By Mary Beth Coya
A MAJOR INITIATIVE for the greater Washington region during the past year was to secure sustainable, annual funding for the Washington Metropolitan Area Transit Authority (WMATA or Metro).
Metro is the only major transit system in the country that does not have dedicated funding. Governments and businesses throughout the region worked together with the intention that Maryland, D.C. and Virginia would each provide a source of ongoing funds.
GRANTORS’ TAX TARGETED
While the hope was for substantial state funding, outgoing Virginia Governor Terry McAuliffe introduced a budget bill to secure $154 million annually from Virginia, and included a 10-cent increase in the local grantors’ tax. Also included was an increase in the local hotel tax, a transfer of local transportation construction funds to Metro, and some state funding.
NVAR leadership scheduled the first of several meetings with their counterparts in the Dulles Area Association of Realtors® and the Realtor® Association of Prince William. Accepting additional costs on homebuyers and sellers through grantors’ tax increases is a difficult decision for any of the association members to make.
After much consideration, the joint position of the associations was that Realtors® are supportive of strengthening and improving Metro, which is a vital component to the economic success of the greater metropolitan area and provides benefits to the entire state. The associations recognized the need for dedicated and sustained funds for Metro – as long as the funding stream was broad, without a disproportionate reliance on real estate.

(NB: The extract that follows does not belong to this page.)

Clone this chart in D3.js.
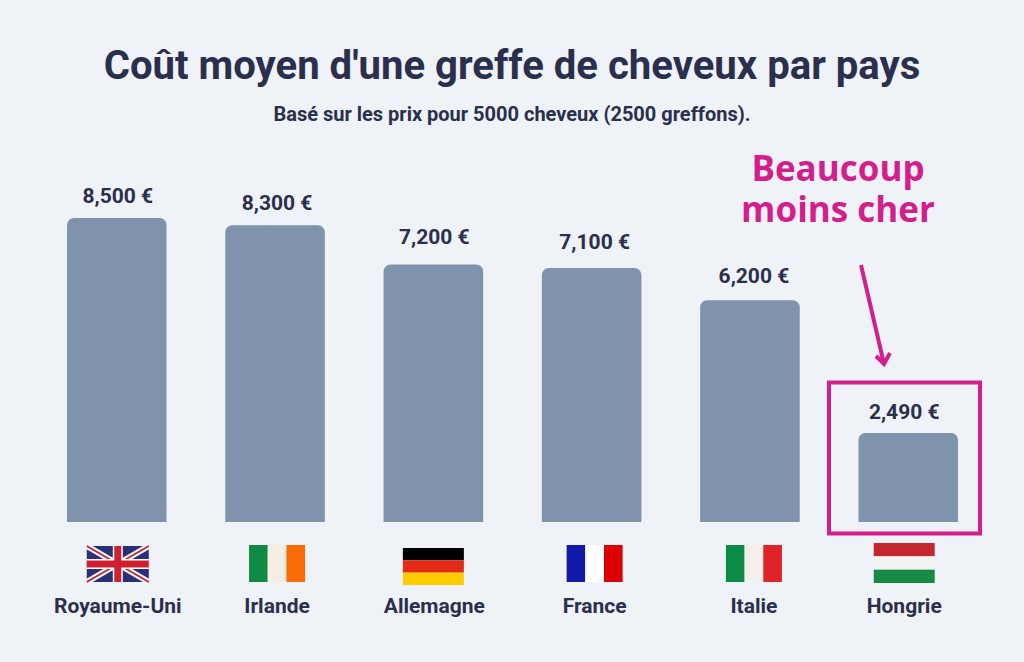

The goal of the Realtor® associations was to eliminate, or at least reduce, the proposed grantors’ tax. Throughout the 90-day session, association representatives were engaged with legislators on the issue. Realtor® leaders met in Richmond with the Secretary of Transportation to present their arguments. Association representatives lobbied the legislature for additional state funding and supported a gas tax floor on the regional gas tax in Northern Virginia – both of which ultimately passed. They testified before funding committees and met with local elected officials.
Of additional concern to the association members was the potential diversion of a large proportion of local and regional transportation monies intended for priority infrastructure projects, to instead be used solely for Metro.
GRANTORS’ TAX UNTOUCHED
By staying engaged, Realtors® negotiated the grantors’ tax from the proposed 10 cents to 7 cents, and then to 5 cents in the Governor’s amendments. By including some level of grantors’ tax increase, the Governor’s amendments would have lessened the hit to local transportation projects. At the reconvened session in April, however, the final bill did not include any grantors’ tax.
REALTOR® ENGAGEMENT MAKES A DIFFERENCE
Enacting legislation is not a spectator sport. The willingness of the Realtor® leadership to make tough decisions and to stay at the negotiating table resulted in a positive outcome. Metro will receive funding from Maryland, D.C. and Virginia. No grantors’ tax is included. Necessary reforms are being made to the governance of Metro.
As local and state officials move forward with Metro, and as local governments seek to replenish some lost infrastructure funds, Realtors® will continue to be part of the discussion. Realtors® gained the respect of legislators and business leaders for bringing increased economic activity, real estate activity and value to the region, while protecting the industry from additional taxes.